# Can Grover's Algorithm be combined with a meet-in-the-middle attack?

We all know and love the meet-in-the-middle attack, which basically makes double encryption pointless using a time-memory trade-off. Now, the NSA recently recommended to use double encryption to adequately protect sensitive data from quantum attackers.

Can one combine Grover's algorithm with the MITM attack to make double encryption "pointless" in the quantum setting?

Example:
The classical strength of double AES-256 encryption is 257-bits and $$2^{256}$$ storage. Using Grover's algorithm to attack the full cipher would take $$2^{256}$$ time. Can this time be reduced using a MITM trade-off and a quantum computer?

• Oct 25, 2015 at 20:30

The combination of Grover algorithm and man in the middle attack is the main subject of a paper (arXiv:1410.1434) published last year by Marc Kaplan (Full disclosure: Marc is a friend of mine.)

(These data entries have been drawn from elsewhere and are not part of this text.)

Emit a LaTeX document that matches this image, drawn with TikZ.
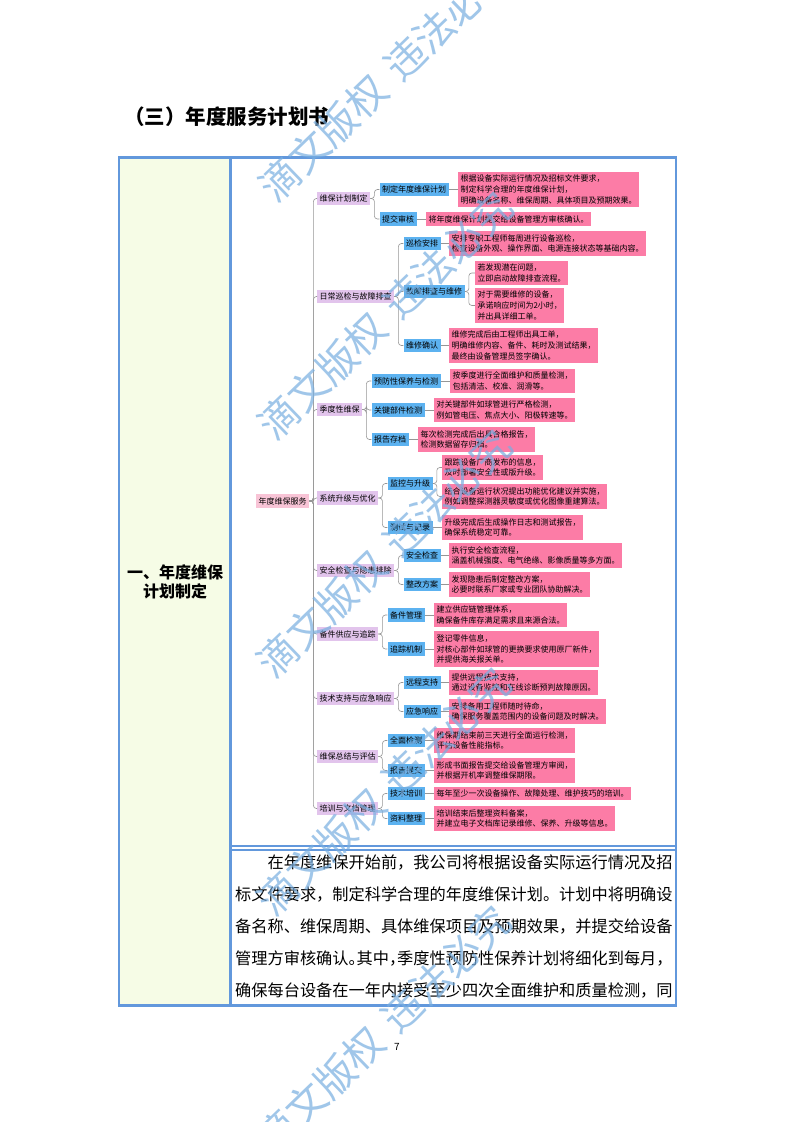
\documentclass[tikz,border=0pt]{standalone}
\usepackage{fontspec}
\setmainfont{Noto Sans CJK SC}
\usetikzlibrary{calc,positioning}
\definecolor{tblue}{RGB}{98,152,220}
\definecolor{lfill}{RGB}{246,252,230}
\definecolor{rootc}{RGB}{248,196,214}
\definecolor{lonec}{RGB}{226,196,236}
\definecolor{ltwoc}{RGB}{92,178,240}
\definecolor{leafc}{RGB}{252,124,166}
\definecolor{wmc}{RGB}{120,175,225}
\definecolor{connc}{RGB}{150,150,150}
\tikzset{
  mm/.style={inner xsep=2.5pt, inner ysep=3pt, font=\fontsize{8}{10.8}\selectfont, align=left, text=black, anchor=west},
  rootbox/.style={mm, fill=rootc},
  lone/.style={mm, fill=lonec},
  ltwo/.style={mm, fill=ltwoc},
  leaf/.style={mm, fill=leafc},
  conn/.style={draw=connc, line width=0.6pt, rounded corners=3pt},
  tline/.style={draw=tblue, line width=2.5pt},
  cline/.style={draw=tblue, line width=2pt},
  bodyline/.style={anchor=west, inner sep=0pt, font=\fontsize{16.2}{18}\selectfont},
  wm/.style={text=wmc, opacity=0.7, rotate=44, anchor=west, inner sep=0pt, font=\fontsize{40}{42}\selectfont},
}
\newcommand{\hp}[1]{{\addfontfeature{RawFeature=+halt}#1}}
\begin{document}
\begin{tikzpicture}[x=1pt,y=-1pt]
\useasboundingbox (0,0) rectangle (793,1122);
\fill[white] (0,0) rectangle (793,1122);
% title
\node[font=\fontsize{20.5}{24}\selectfont\bfseries, anchor=west, inner sep=0pt] (title) at (124,117) {（三）年度服务计划书};
% table
\fill[lfill] (120,158) rectangle (230,1004);
\draw[tline] (118.75,157.25) rectangle (675.75,1005.25);
\draw[tline] (230.5,157.25) -- (230.5,1005.25);
\draw[cline] (231,845.5) -- (675,845.5);
\draw[cline] (231,849.5) -- (675,849.5);
\node[font=\fontsize{16}{19.5}\selectfont\bfseries, align=center] (lab) at (175,582) {一、年度维保\\计划制定};
% body text
\node[bodyline] (p1) at (267.4,862) {在年度维保开始前，我公司将根据设备实际运行情况及招};
\node[bodyline] (p2) at (235,894) {标文件要求，制定科学合理的年度维保计划。计划中将明确设};
\node[bodyline] (p3) at (235,926) {备名称、维保周期、具体维保项目及预期效果，并提交给设备};
\node[bodyline] (p4) at (235,958) {管理方审核确认\hp{。}其中\hp{，}季度性预防性保养计划将细化到每月，};
\node[bodyline] (p5) at (235,990) {确保每台设备在一年内接受至少四次全面维护和质量检测，同};
% page number
\node[font=\fontsize{10}{12}\selectfont, inner sep=0pt] (pg) at (397,1047) {7};

% mind map
\node[rootbox] (root) at (256,501) {年度维保服务};
\node[lone] (n1) at (317,198.5) {维保计划制定};
\node[lone] (n2) at (317,296.5) {日常巡检与故障排查};
\node[lone] (n3) at (317,409.5) {季度性维保};
\node[lone] (n4) at (317,498) {系统升级与优化};
\node[lone] (n5) at (317,570.5) {安全检查与隐患排除};
\node[lone] (n6) at (317,634) {备件供应与追踪};
\node[lone] (n7) at (317,698.5) {技术支持与应急响应};
\node[lone] (n8) at (317,756.5) {维保总结与评估};
\node[lone] (n9) at (317,808.5) {培训与文档管理};
\foreach \n in {n1,n2,n3,n4,n5,n6,n7,n8,n9}
  \draw[conn] (root.east) -- ++(4,0) |- (\n.west);

% level 2
\node[ltwo] (a1) at ($(n1.east |- 0,189.5)+(9,0)$) {制定年度维保计划};
\node[ltwo] (a2) at ($(n1.east |- 0,219)+(9,0)$) {提交审核};
\node[ltwo] (b1) at ($(n2.east |- 0,243.5)+(9,0)$) {巡检安排};
\node[ltwo] (b2) at ($(n2.east |- 0,291.5)+(9,0)$) {故障排查与维修};
\node[ltwo] (b3) at ($(n2.east |- 0,345.5)+(9,0)$) {维修确认};
\node[ltwo] (c1) at ($(n3.east |- 0,381)+(9,0)$) {预防性保养与检测};
\node[ltwo] (c2) at ($(n3.east |- 0,410)+(9,0)$) {关键部件检测};
\node[ltwo] (c3) at ($(n3.east |- 0,439.5)+(9,0)$) {报告存档};
\node[ltwo] (d1) at ($(n4.east |- 0,483.5)+(9,0)$) {监控与升级};
\node[ltwo] (d2) at ($(n4.east |- 0,527.5)+(9,0)$) {测试与记录};
\node[ltwo] (e1) at ($(n5.east |- 0,555.5)+(9,0)$) {安全检查};
\node[ltwo] (e2) at ($(n5.east |- 0,584.5)+(9,0)$) {整改方案};
\node[ltwo] (f1) at ($(n6.east |- 0,615)+(9,0)$) {备件管理};
\node[ltwo] (f2) at ($(n6.east |- 0,649)+(9,0)$) {追踪机制};
\node[ltwo] (g1) at ($(n7.east |- 0,682.5)+(9,0)$) {远程支持};
\node[ltwo] (g2) at ($(n7.east |- 0,711.5)+(9,0)$) {应急响应};
\node[ltwo] (h1) at ($(n8.east |- 0,740.5)+(9,0)$) {全面检测};
\node[ltwo] (h2) at ($(n8.east |- 0,770.5)+(9,0)$) {报告提交};
\node[ltwo] (i1) at ($(n9.east |- 0,793.5)+(9,0)$) {技术培训};
\node[ltwo] (i2) at ($(n9.east |- 0,818.5)+(9,0)$) {资料整理};
\foreach \p/\c in {n1/a1,n1/a2,n2/b1,n2/b2,n2/b3,n3/c1,n3/c2,n3/c3,n4/d1,n4/d2,n5/e1,n5/e2,n6/f1,n6/f2,n7/g1,n7/g2,n8/h1,n8/h2,n9/i1,n9/i2}
  \draw[conn] (\p.east) -- ++(4,0) |- (\c.west);

% leaves
\node[leaf, right=9pt of a1] (a1x) {根据设备实际运行情况及招标文件要求，\\制定科学合理的年度维保计划，\\明确设备名称、维保周期、具体项目及预期效果。};
\node[leaf, right=9pt of a2] (a2x) {将年度维保计划提交给设备管理方审核确认。};
\node[leaf, right=8pt of b1] (b1x) {安排专职工程师每周进行设备巡检，\\检查设备外观、操作界面、电源连接状态等基础内容。};
\node[leaf] (b2x) at ($(b2.east |- 0,273)+(10,0)$) {若发现潜在问题，\\立即启动故障排查流程。};
\node[leaf] (b2y) at ($(b2.east |- 0,305.5)+(10,0)$) {对于需要维修的设备，\\承诺响应时间为2小时，\\并出具详细工单。};
\node[leaf, right=8pt of b3] (b3x) {维修完成后由工程师出具工单，\\明确维修内容、备件、耗时及测试结果，\\最终由设备管理员签字确认。};
\node[leaf, right=9pt of c1] (c1x) {按季度进行全面维护和质量检测，\\包括清洁、校准、润滑等。};
\node[leaf, right=9pt of c2] (c2x) {对关键部件如球管进行严格检测，\\例如管电压、焦点大小、阳极转速等。};
\node[leaf, right=9pt of c3] (c3x) {每次检测完成后出具合格报告，\\检测数据留存归档。};
\node[leaf] (d1x) at ($(d1.east |- 0,467.5)+(9,0)$) {跟踪设备厂商发布的信息，\\及时部署安全性或版升级。};
\node[leaf] (d1y) at ($(d1.east |- 0,496.5)+(9,0)$) {结合设备运行状况提出功能优化建议并实施，\\例如调整探测器灵敏度或优化图像重建算法。};
\node[leaf, right=9pt of d2] (d2x) {升级完成后生成操作日志和测试报告，\\确保系统稳定可靠。};
\node[leaf, right=8pt of e1] (e1x) {执行安全检查流程，\\涵盖机械强度、电气绝缘、影像质量等多方面。};
\node[leaf, right=8pt of e2] (e2x) {发现隐患后制定整改方案，\\必要时联系厂家或专业团队协助解决。};
\node[leaf, right=9pt of f1] (f1x) {建立供应链管理体系，\\确保备件库存满足需求且来源合法。};
\node[leaf, right=9pt of f2] (f2x) {登记零件信息，\\对核心部件如球管的更换要求使用原厂新件，\\并提供海关报关单。};
\node[leaf, right=8pt of g1] (g1x) {提供远程技术支持，\\通过设备监控和在线诊断预判故障原因。};
\node[leaf, right=8pt of g2] (g2x) {安排备用工程师随时待命，\\确保服务覆盖范围内的设备问题及时解决。};
\node[leaf, right=9pt of h1] (h1x) {维保期结束前三天进行全面运行检测，\\评估设备性能指标。};
\node[leaf, right=9pt of h2] (h2x) {形成书面报告提交给设备管理方审阅，\\并根据开机率调整维保期限。};
\node[leaf, right=9pt of i1] (i1x) {每年至少一次设备操作、故障处理、维护技巧的培训。};
\node[leaf, right=9pt of i2] (i2x) {培训结束后整理资料备案，\\并建立电子文档库记录维修、保养、升级等信息。};
\foreach \p/\c in {a1/a1x,a2/a2x,b1/b1x,b3/b3x,c1/c1x,c2/c2x,c3/c3x,d2/d2x,e1/e1x,e2/e2x,f1/f1x,f2/f2x,g1/g1x,g2/g2x,h1/h1x,h2/h2x,i1/i1x,i2/i2x}
  \draw[conn] (\p.east) -- (\c.west);
\foreach \p/\c in {b2/b2x,b2/b2y,d1/d1x,d1/d1y}
  \draw[conn] (\p.east) -- ++(4,0) |- (\c.west);

% watermark
\foreach \k in {0,...,4}
  \node[wm] (wm\k) at (265.6-0.7*\k,193.9+238*\k) {滴文版权\hspace{14pt}违法必究};
\end{tikzpicture}
\end{document}
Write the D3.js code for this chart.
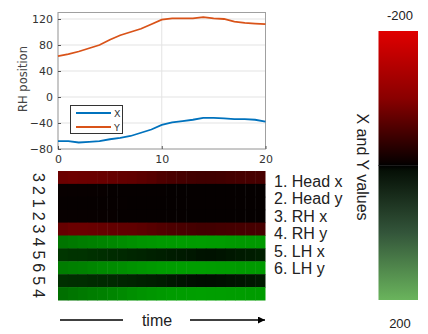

In this paper beyond applying Grover to MITM to reduce the time needed to analyse double-encryption, he also looks at the time-space gain, which is different, and quadruple encryption.

From the conclusion:

Equipped with a quantum computer, an attacker can run a quantum algorithm for collision finding. We have proven that this approach leads to optimal time complexity for extracting keys, making crucial use of the generalized adversary method, a tool from quantum complexity theory. Extracting a pair of keys $(k_1, k_2)$ takes time $N^{2/3}$, where $N$ is the size of the key space of a single encryption

You could be able to reduce the space required for a meet-in-the-middle attack, if you follow a similar idea as the application of Grover's algorithm on collisions. Suppose you have two layers of $n$-bit encryption:

1. Partition the inner keyspace into $2^{n/4}$ parts of size $2^{3n/4}$.
2. For each partition generate the inner encryption table.
3. Run Grover's on the outer keyspace in $O(2^{n/2})$ time.
4. If you find the preimage in the table, you found both keys, otherwise return to 2.

You would get $O(2^{n})$ time and $O(2^{3n/4})$ storage, which is better than classical meet-in-the-middle and requires less quantum computations, $O(2^{3n/4})$, than just using Grover's on the whole combined keyspace in $O(2^{n})$ time.

The problem of the size of the quantum computer would probably apply (maybe $O(2^{3n/4})$ qubits here?).